As Colón is adapting stories originally designed for radio, when voices and sound effects would originally have been predominant, so beyond any scene setting instructions he’s relatively free to extrapolate details, and does so beautifully. One story takes place in World War II era England, and the period detail is correct down to the ubiquitous frayed posters advertising Bovril. Others have a more abstract quality, the mood dependent on shapes and shadows, or feature twisting, loosely rendered monsters.
Impeccable old school draughtsmanship characterises Colón’s artwork. When sophisticated black and white horror comics had their heyday in the 1960s Colón was drawing stories of Richie Rich and Caspar the Friendly Ghost, but he began contributing to the likes of Creepy and Eerie in 1969, and these stories echo the professionalism of that material. Throw Colón anything to draw and he’ll provide it looking stylish and complete.

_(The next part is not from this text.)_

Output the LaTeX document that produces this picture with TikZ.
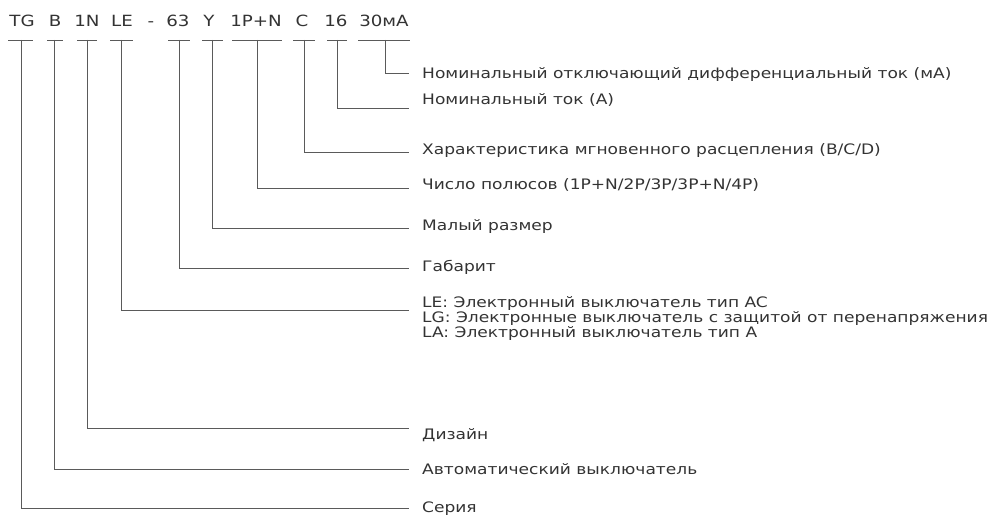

If the art is extremely accomplished, the stories lag well behind, and what thrilled the young Colón in the 1940s is material that has possibly now had its day. The scripts are uncredited, and the process unexplained, so it’s not certain if Colón worked from recordings or extemporised around his childhood memories. Either way, several of the surprises no longer really surprise, the more moody pieces lack the evocative writing of a Lovecraft, and there’s a puzzling disparity in length. Stories of greedy individuals getting their due desserts, people haunted by terrors unseen by others and predictable twists no longer really cut it in a world where The Walking Dead is a long-running TV show. An old-fashioned precursor to that closes the book, and it’s tame in comparison, a talking corpse dispensing grisly vengeance to his murderers.
Colón has always been a tremendously under-rated artist, respected by professionals, yet never developing a fan following, and there’s a case to be made for Inner Sanctum being worth buying just to see his exemplary professionalism and imagination. However, it’s unlikely the stories will impress.